═════ Supplied records ═════
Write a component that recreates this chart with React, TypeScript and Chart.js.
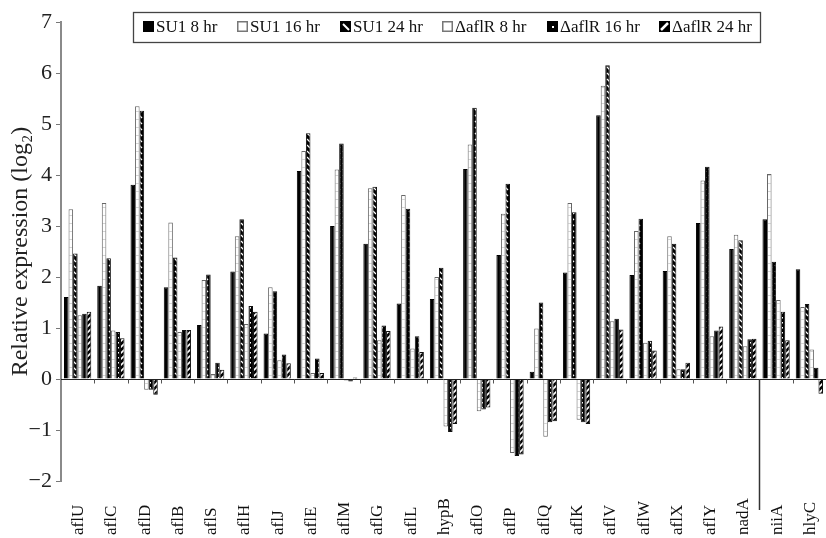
import React, { useEffect, useRef } from 'react';
import { Chart, registerables } from 'chart.js';

Chart.register(...registerables);

const CATEGORIES = ['aflU', 'aflC', 'aflD', 'aflB', 'aflS', 'aflH', 'aflJ', 'aflE', 'aflM', 'aflG', 'aflL', 'hypB', 'aflO', 'aflP', 'aflQ', 'aflK', 'aflV', 'aflW', 'aflX', 'aflY', 'nadA', 'niiA', 'hlyC'];

const SU1_8 = [1.61, 1.83, 3.81, 1.80, 1.06, 2.11, 0.89, 4.08, 3.00, 2.65, 1.48, 1.57, 4.12, 2.43, 0.14, 2.09, 5.17, 2.04, 2.12, 3.06, 2.55, 3.13, 2.15];
const SU1_16 = [3.33, 3.45, 5.35, 3.07, 1.94, 2.80, 1.80, 4.47, 4.11, 3.74, 3.61, 2.00, 4.60, 3.24, 0.99, 3.45, 5.75, 2.90, 2.80, 3.89, 2.83, 4.02, 1.41];
const SU1_24 = [2.46, 2.37, 5.26, 2.38, 2.05, 3.13, 1.72, 4.82, 4.62, 3.77, 3.34, 2.18, 5.32, 3.83, 1.50, 3.27, 6.15, 3.14, 2.65, 4.16, 2.72, 2.30, 1.47];
const DAFLR_8 = [1.25, 0.95, -0.21, 0.92, 0.10, 1.08, 0.37, 0.12, -0.03, 0.76, 0.60, -0.93, -0.63, -1.45, -1.13, -0.80, 1.13, 0.71, 0.19, 0.84, 0.64, 1.55, 0.58];
const DAFLR_16 = [1.28, 0.92, -0.21, 0.96, 0.32, 1.43, 0.48, 0.40, -0.05, 1.05, 0.84, -1.04, -0.60, -1.51, -0.85, -0.85, 1.18, 0.75, 0.19, 0.95, 0.78, 1.32, 0.22];
const DAFLR_24 = [1.32, 0.80, -0.31, 0.96, 0.18, 1.32, 0.31, 0.12, 0.03, 0.94, 0.53, -0.88, -0.56, -1.48, -0.83, -0.88, 0.97, 0.56, 0.32, 1.03, 0.79, 0.76, -0.29];

const SERIES_LABELS = ['SU1 8 hr', 'SU1 16 hr', 'SU1 24 hr', 'ΔaflR 8 hr', 'ΔaflR 16 hr', 'ΔaflR 24 hr'];
const Y_TICKS = [-2, -1, 0, 1, 2, 3, 4, 5, 6, 7];
const Y_TICK_LABELS = ['−2', '−1', '0', '1', '2', '3', '4', '5', '6', '7'];
const Y_TITLE = 'Relative expression (log₂)';
const SEPARATOR_AFTER = 'nadA';

const FONT = "'Liberation Serif', 'Times New Roman', serif";

function makePattern(w: number, h: number, draw: (c: CanvasRenderingContext2D) => void) {
  const cv = document.createElement('canvas');
  cv.width = w;
  cv.height = h;
  const c = cv.getContext('2d')!;
  draw(c);
  return c.createPattern(cv, 'repeat')!;
}

export default function App() {
  const ref = useRef<HTMLCanvasElement | null>(null);

  useEffect(() => {
    if (!ref.current) return;

    const whiteStripe = makePattern(4, 8, (c) => {
      c.fillStyle = '#fff';
      c.fillRect(0, 0, 4, 8);
      c.fillStyle = '#d4d4d4';
      c.fillRect(0, 7, 4, 1);
    });
    const su24 = makePattern(6, 6, (c) => {
      c.fillStyle = '#000';
      c.fillRect(0, 0, 6, 6);
      c.strokeStyle = '#fff';
      c.lineWidth = 1.3;
      c.beginPath();
      c.moveTo(1, 1);
      c.lineTo(4, 4);
      c.stroke();
    });
    const d16 = makePattern(4, 5, (c) => {
      c.fillStyle = '#000';
      c.fillRect(0, 0, 4, 5);
      c.fillStyle = '#fff';
      c.fillRect(2, 2, 1, 1.5);
    });
    const d24 = makePattern(6, 6, (c) => {
      c.fillStyle = '#000';
      c.fillRect(0, 0, 6, 6);
      c.strokeStyle = '#fff';
      c.lineWidth = 1.6;
      c.beginPath();
      c.moveTo(0, 6);
      c.lineTo(6, 0);
      c.moveTo(-1, 1);
      c.lineTo(1, -1);
      c.moveTo(5, 7);
      c.lineTo(7, 5);
      c.stroke();
    });

    const fills = ['#000', whiteStripe, su24, whiteStripe, d16, d24];
    const borders = ['#000', '#666', '#111', '#666', '#111', '#111'];
    const values = [SU1_8, SU1_16, SU1_24, DAFLR_8, DAFLR_16, DAFLR_24];

    const decor = {
      id: 'decor',
      afterDatasetsDraw(chart: any) {
        const { ctx, chartArea, scales } = chart;
        const xs = scales.x;
        const ys = scales.y;
        const y0 = Math.round(ys.getPixelForValue(0)) + 0.5;
        const half = (xs.getPixelForValue(1) - xs.getPixelForValue(0)) / 2;
        ctx.save();
        // zero line
        ctx.strokeStyle = '#222';
        ctx.lineWidth = 1;
        ctx.beginPath();
        ctx.moveTo(chartArea.left, y0);
        ctx.lineTo(chartArea.right, y0);
        ctx.stroke();
        // boundary ticks
        ctx.strokeStyle = '#555';
        for (let i = 1; i <= CATEGORIES.length; i++) {
          const bx = Math.round(xs.getPixelForValue(i - 1) + half) + 0.5;
          ctx.beginPath();
          ctx.moveTo(bx, y0);
          ctx.lineTo(bx, y0 + 4);
          ctx.stroke();
        }
        // separator
        const idx = CATEGORIES.indexOf(SEPARATOR_AFTER);
        const sx = Math.round(xs.getPixelForValue(idx) + half) + 0.5;
        ctx.strokeStyle = '#333';
        ctx.lineWidth = 1.5;
        ctx.beginPath();
        ctx.moveTo(sx, y0);
        ctx.lineTo(sx, chartArea.bottom + 29);
        ctx.stroke();
        // x labels
        ctx.fillStyle = '#111';
        ctx.font = `17px ${FONT}`;
        ctx.textAlign = 'left';
        ctx.textBaseline = 'middle';
        CATEGORIES.forEach((lab, i) => {
          const cx = xs.getPixelForValue(i);
          ctx.save();
          ctx.translate(cx + 1, 535);
          ctx.rotate(-Math.PI / 2);
          ctx.fillText(lab, 0, 0);
          ctx.restore();
        });
        // legend
        const lx = 133, ly = 12, lw = 627, lh = 30;
        ctx.fillStyle = '#fff';
        ctx.fillRect(lx, ly, lw, lh);
        ctx.strokeStyle = '#444';
        ctx.lineWidth = 1.3;
        ctx.strokeRect(lx + 0.5, ly + 0.5, lw, lh);
        const sq = 11;
        const sy = 21;
        ctx.font = `17px ${FONT}`;
        const widths = SERIES_LABELS.map((l) => ctx.measureText(l).width);
        const startX = 143;
        const endX = 752;
        const used = widths.reduce((a, w) => a + sq + 2 + w, 0);
        const gap = (endX - startX - used) / (SERIES_LABELS.length - 1);
        let x = startX;
        SERIES_LABELS.forEach((lab, i) => {
          const x0 = Math.round(x);
          if (i === 1 || i === 3) {
            ctx.fillStyle = '#fff';
            ctx.fillRect(x0, sy, sq, sq);
            ctx.strokeStyle = '#777';
            ctx.lineWidth = 1.5;
            ctx.strokeRect(x0 + 0.75, sy + 0.75, sq - 1.5, sq - 1.5);
          } else {
            ctx.fillStyle = '#000';
            ctx.fillRect(x0, sy, sq, sq);
            ctx.strokeStyle = '#fff';
            if (i === 2) {
              ctx.lineWidth = 2;
              ctx.beginPath();
              ctx.moveTo(x0 + 3, sy + 3);
              ctx.lineTo(x0 + 9, sy + 9);
              ctx.stroke();
            } else if (i === 4) {
              ctx.fillStyle = '#fff';
              ctx.fillRect(x0 + 5, sy + 5, 2, 2);
            } else if (i === 5) {
              ctx.lineWidth = 2.5;
              ctx.beginPath();
              ctx.moveTo(x0 + 2, sy + 9);
              ctx.lineTo(x0 + 9, sy + 2);
              ctx.stroke();
            }
          }
          ctx.fillStyle = '#111';
          ctx.textAlign = 'left';
          ctx.textBaseline = 'middle';
          ctx.fillText(lab, x0 + sq + 2, sy + sq / 2 + 1);
          x += sq + 2 + widths[i] + gap;
        });
        ctx.restore();
      },
    };

    const chart = new Chart(ref.current, {
      type: 'bar',
      data: {
        labels: CATEGORIES,
        datasets: SERIES_LABELS.map((lab, i) => ({
          label: lab,
          data: values[i],
          backgroundColor: fills[i] as any,
          borderColor: borders[i],
          borderWidth: 1,
          categoryPercentage: 0.82,
          barPercentage: 1.0,
        })),
      },
      options: {
        animation: false,
        responsive: true,
        maintainAspectRatio: false,
        layout: { padding: { top: 22, right: 0, left: 0, bottom: 0 } },
        plugins: {
          legend: { display: false },
          tooltip: { enabled: false },
        },
        scales: {
          x: {
            type: 'category',
            offset: true,
            grid: { display: false },
            border: { display: false },
            ticks: { display: false },
            afterFit: (s: any) => {
              s.height = 57;
            },
          },
          y: {
            min: -2,
            max: 7,
            afterFit: (s: any) => {
              s.width = 61;
            },
            afterBuildTicks: (s: any) => {
              s.ticks = Y_TICKS.map((v) => ({ value: v }));
            },
            ticks: {
              font: { family: FONT, size: 22 },
              color: '#222',
              padding: 4,
              callback: (v: any) => {
                const k = Y_TICKS.indexOf(Number(v));
                return k >= 0 ? Y_TICK_LABELS[k] : '';
              },
            },
            grid: { drawOnChartArea: false, drawTicks: true, tickLength: 5, color: '#777' },
            border: { display: true, color: '#8a8a8a', width: 2 },
            title: {
              display: true,
              text: Y_TITLE,
              font: { family: FONT, size: 24 },
              color: '#222',
              padding: { top: 6, bottom: 0 },
            },
          },
        },
      },
      plugins: [decor],
    });

    return () => chart.destroy();
  }, []);

  return (
    <div style={{ position: 'absolute', left: 0, top: 0, width: 826, height: 538, background: '#fff' }}>
      <canvas ref={ref} />
    </div>
  );
}
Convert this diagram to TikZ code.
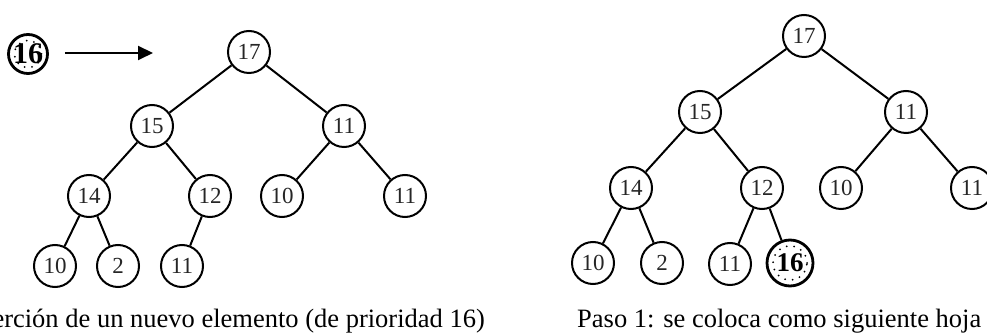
═════
### Exercise goal
Without the pictures, return the listing above from its first line through the line that has "0.79, 0.76, -0.29];".

### Answer to the problem
Write a component that recreates this chart with React, TypeScript and Chart.js.
import React, { useEffect, useRef } from 'react';
import { Chart, registerables } from 'chart.js';

Chart.register(...registerables);

const CATEGORIES = ['aflU', 'aflC', 'aflD', 'aflB', 'aflS', 'aflH', 'aflJ', 'aflE', 'aflM', 'aflG', 'aflL', 'hypB', 'aflO', 'aflP', 'aflQ', 'aflK', 'aflV', 'aflW', 'aflX', 'aflY', 'nadA', 'niiA', 'hlyC'];

const SU1_8 = [1.61, 1.83, 3.81, 1.80, 1.06, 2.11, 0.89, 4.08, 3.00, 2.65, 1.48, 1.57, 4.12, 2.43, 0.14, 2.09, 5.17, 2.04, 2.12, 3.06, 2.55, 3.13, 2.15];
const SU1_16 = [3.33, 3.45, 5.35, 3.07, 1.94, 2.80, 1.80, 4.47, 4.11, 3.74, 3.61, 2.00, 4.60, 3.24, 0.99, 3.45, 5.75, 2.90, 2.80, 3.89, 2.83, 4.02, 1.41];
const SU1_24 = [2.46, 2.37, 5.26, 2.38, 2.05, 3.13, 1.72, 4.82, 4.62, 3.77, 3.34, 2.18, 5.32, 3.83, 1.50, 3.27, 6.15, 3.14, 2.65, 4.16, 2.72, 2.30, 1.47];
const DAFLR_8 = [1.25, 0.95, -0.21, 0.92, 0.10, 1.08, 0.37, 0.12, -0.03, 0.76, 0.60, -0.93, -0.63, -1.45, -1.13, -0.80, 1.13, 0.71, 0.19, 0.84, 0.64, 1.55, 0.58];
const DAFLR_16 = [1.28, 0.92, -0.21, 0.96, 0.32, 1.43, 0.48, 0.40, -0.05, 1.05, 0.84, -1.04, -0.60, -1.51, -0.85, -0.85, 1.18, 0.75, 0.19, 0.95, 0.78, 1.32, 0.22];
const DAFLR_24 = [1.32, 0.80, -0.31, 0.96, 0.18, 1.32, 0.31, 0.12, 0.03, 0.94, 0.53, -0.88, -0.56, -1.48, -0.83, -0.88, 0.97, 0.56, 0.32, 1.03, 0.79, 0.76, -0.29];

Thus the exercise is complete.